When Bridgers is told The Bozeman Trail is the only feasible route, he reminds the gathering that he and John Bozeman have raced wagons - Bozeman over his Bozeman Trail and Bridgers over his Bridgers Trail “west of the Big Horns, outside of Sioux Territory. It took me 34 days to get to Virginia City, just two days longer than Bozeman. If we want peace with these Indians, it’ll cost us something. The Sioux has already paid plenty. Two days extra travel isn’t too much for us to pay.”
Bridgers is then accused of sympathizing with the Indians, as one of his travelling companions is Indian (although, as Bridgers points out, she is Cheyenne, not Sioux and has no interest in the Sioux’s hunting grounds). His other companion, a white trapper, is accused of having “lived among the Indians”.

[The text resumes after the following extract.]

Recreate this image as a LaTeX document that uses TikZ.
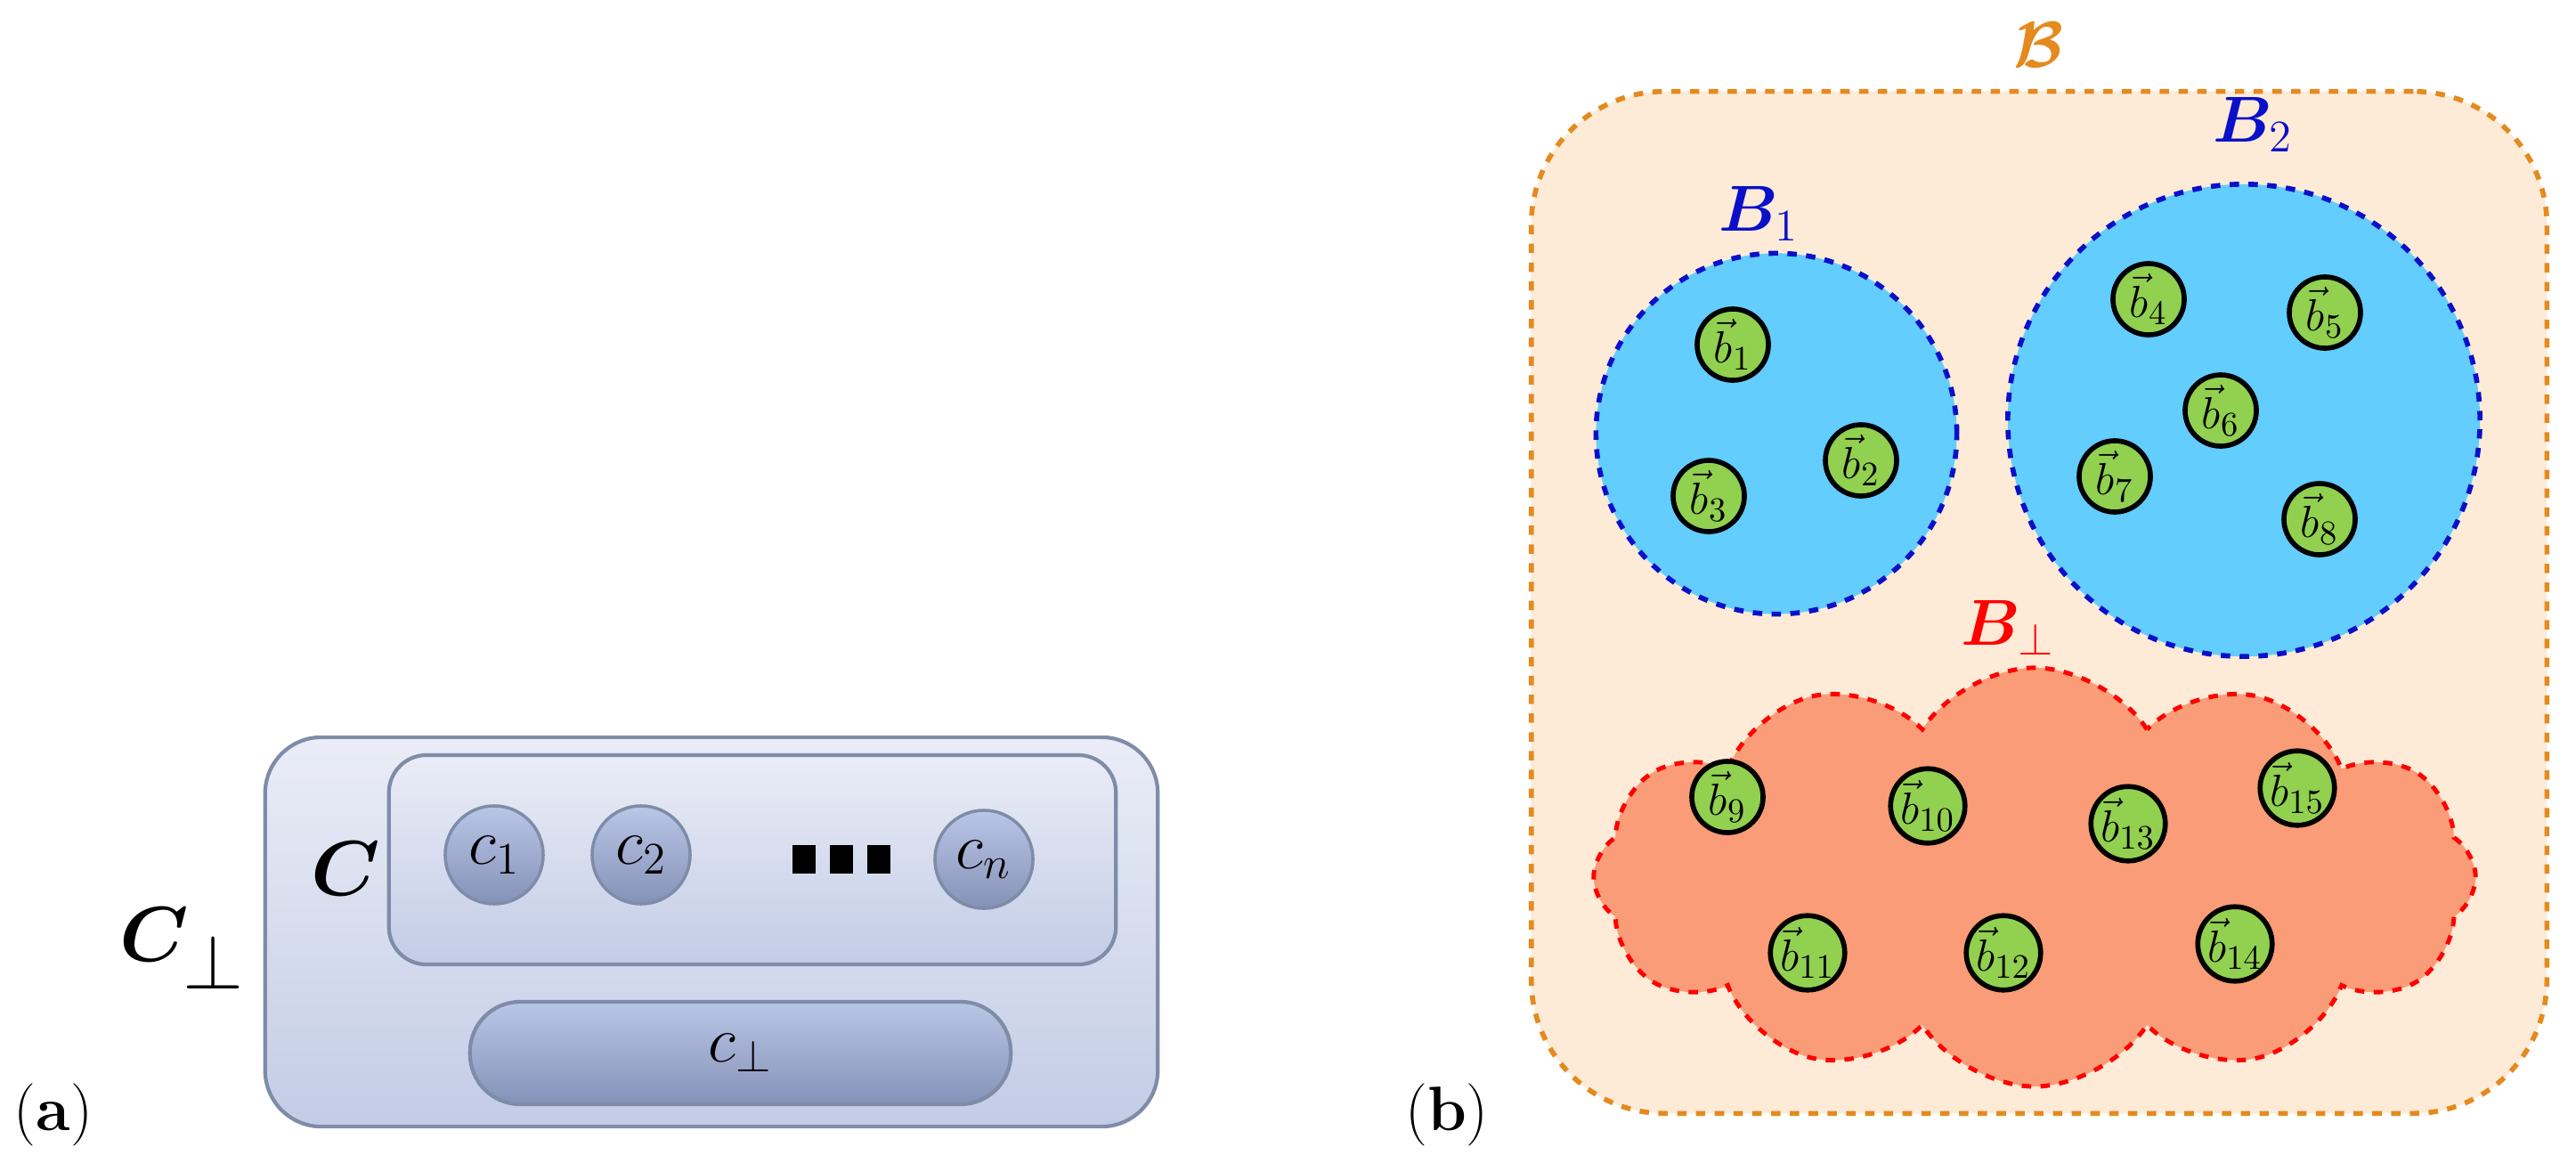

Chief Two Bears asks: “If no-one will listen to Jim Bridgers, will they listen to anyone else?” Good faith and an agreement over a treaty is requested, but Bridgers suddenly reveals the Army has already built a fort on The Bozeman Trail. Chief Red Cloud (John War Eagle) stands, and speaking in English, accuses the white men: “We would have learned about [the fort] after we signed the treaty…You pretend to parley with us for a road through our lands, but soldiers have been sent to steal a road before we say yes or no.”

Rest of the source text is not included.